5. Serve warm or at room temperature. 

Serves four


Frozen Maple Mousse

This rich and easy dessert has the creaminess of a well-churned ice cream, but no machine is required. For best results, use Grade A syrup that is labelled “amber colour and rich flavour”.  The base needs to be chilled for at least an hour and the mousse needs to be frozen for at least six to eight hours, and up to two weeks. For long-term storage, place a piece of wax paper or plastic wrap directly on the surface of the mousse in its sealed container. The recipe is adapted from Edible: A Celebration Of Local Foods by Tracey Ryder and Carole Topalian.

1 cup pure maple syrup, plus more for drizzling (see headnote)
4 large egg yolks
2 cups heavy cream
Toasted slivered almonds, for garnish (optional)

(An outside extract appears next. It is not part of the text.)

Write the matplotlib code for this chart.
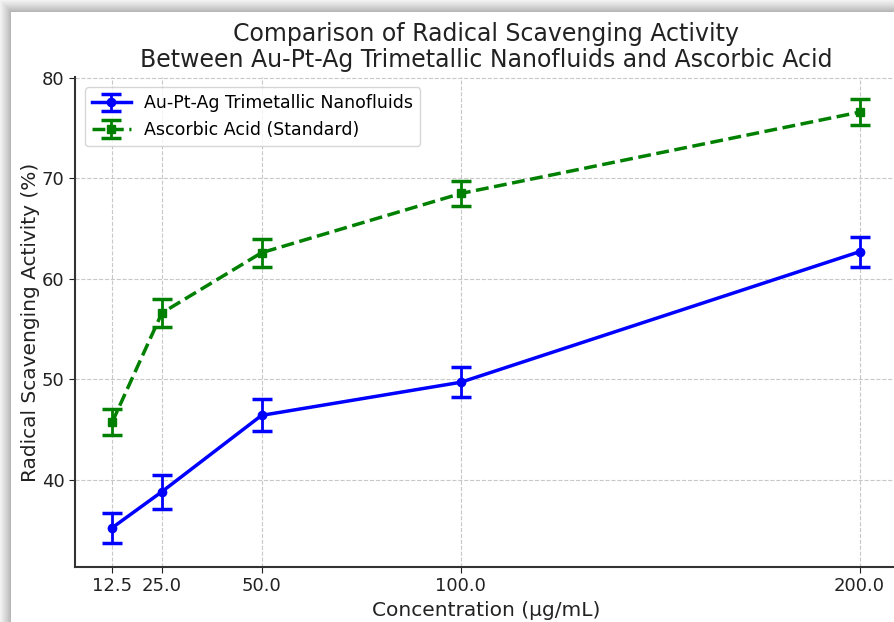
import numpy as np
import matplotlib.pyplot as plt

# concentrations (ug/mL)
conc = [12.5, 25.0, 50.0, 100.0, 200.0]

# radical scavenging activity (%)
nano_mean = [35.2, 38.8, 46.4, 49.7, 62.7]
nano_err = [1.5, 1.7, 1.6, 1.5, 1.5]
asc_mean = [45.7, 56.6, 62.6, 68.5, 76.6]
asc_err = [1.3, 1.4, 1.4, 1.2, 1.3]

W, H = 895, 622
fig = plt.figure(figsize=(W / 100, H / 100), dpi=100)
fig.patch.set_facecolor('white')

# soft drop shadow along the left and top edges of the screenshot
edge_x, edge_y = 11, 12
xx = np.arange(W)[None, :] * np.ones((H, 1))
yy = np.arange(H)[:, None] * np.ones((1, W))
dx = np.clip((edge_x - xx) / edge_x, 0, 1)
dy = np.clip((edge_y - yy) / edge_y, 0, 1)
shade = np.maximum(dx, dy)
inside = (xx < edge_x) | (yy < edge_y)
g = np.where(inside, 0.68 + 0.27 * shade ** 0.8, 1.0)
bg = np.dstack([g, g, g])
fig.figimage(bg, xo=0, yo=0, origin='upper', zorder=-5)

ax = fig.add_axes([75 / W, 1 - 567 / H, (897 - 75) / W, (567 - 77) / H])
ax.set_facecolor('none')

ax.errorbar(conc, nano_mean, yerr=nano_err, fmt='-o', color='blue',
            linewidth=2.5, markersize=6, capsize=7, elinewidth=2, capthick=2.5,
            label='Au-Pt-Ag Trimetallic Nanofluids')
ax.errorbar(conc, asc_mean, yerr=asc_err, fmt='--s', color='green',
            linewidth=2.5, markersize=6, capsize=7, elinewidth=2, capthick=2.5,
            label='Ascorbic Acid (Standard)')

ax.set_xticks(conc)
ax.set_xticklabels(['12.5', '25.0', '50.0', '100.0', '200.0'])
ax.set_yticks([40, 50, 60, 70, 80])
ax.set_xlim(3.2, 209.4)
ax.set_ylim(31.3, 80.1)

ax.grid(True, linestyle='--', color='#c8c8c8', linewidth=0.8)
ax.spines['top'].set_visible(False)
ax.spines['right'].set_visible(False)
for s in ['left', 'bottom']:
    ax.spines[s].set_color('#333333')
    ax.spines[s].set_linewidth(1.5)
ax.tick_params(labelsize=13, colors='#222222', length=4)

ax.set_xlabel('Concentration (µg/mL)', fontsize=14.5, color='#222222', labelpad=4)
ax.set_ylabel('Radical Scavenging Activity (%)', fontsize=14.5, color='#222222',
              labelpad=1)
fig.text(486 / W, 1 - 47 / H,
         'Comparison of Radical Scavenging Activity\nBetween Au-Pt-Ag Trimetallic Nanofluids and Ascorbic Acid',
         ha='center', va='center', fontsize=17, color='#222222', linespacing=1.1)

ax.legend(loc='upper left', fontsize=12.5, frameon=True, edgecolor='#cccccc',
          borderaxespad=0.6, handlelength=2.2)

fig.savefig('out.png', dpi=100)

1. Heat a few centimetres of water in a medium saucepan over medium heat. Pour the maple syrup into a heatproof bowl and set it over the saucepan; cook for four or five minutes. Once the syrup is bubbling at the edges, remove that bowl from the pan. 
2. Whisk the egg yolks in a separate heatproof bowl. Gradually add 2 Tbs of the hot maple syrup, whisking, then add the tempered egg mixture to the rest of the maple syrup and whisk to incorporate. 
3. Return the maple-syrup bowl (with egg yolks blended in) in the saucepan. Cook for 15 to 20 minutes, whisking, to form a thick and smooth base mixture. Remove from the heat.
4. Place a piece of parchment paper directly on the surface of this custard (to keep a surface skin from forming), then refrigerate for at least an hour, until completely chilled. 
5. Beat the heavy cream in the bowl of a stand mixer fitted with a balloon-whisk attachment or a handheld electric mixer on medium speed until stiff peaks form (but be careful not to over-beat).
6. Stir 3 heaping spoonfuls of the whipped cream into the cooled maple base. Gently fold in one-third of the remaining whipped cream, and repeat two more times to incorporate all the whipped cream. No streaks of white should remain, but there should be some lightness and volume to the mousse. 
7. Divide among individual ramekins or pour into a freezer-safe serving dish. Cover with plastic wrap and freeze for at least six to eight hours.
8. For easy scooping, let the mousse sit at room temperature for 10 minutes before serving. 
9. Garnish each portion with a drizzle of maple syrup and the almonds, if using.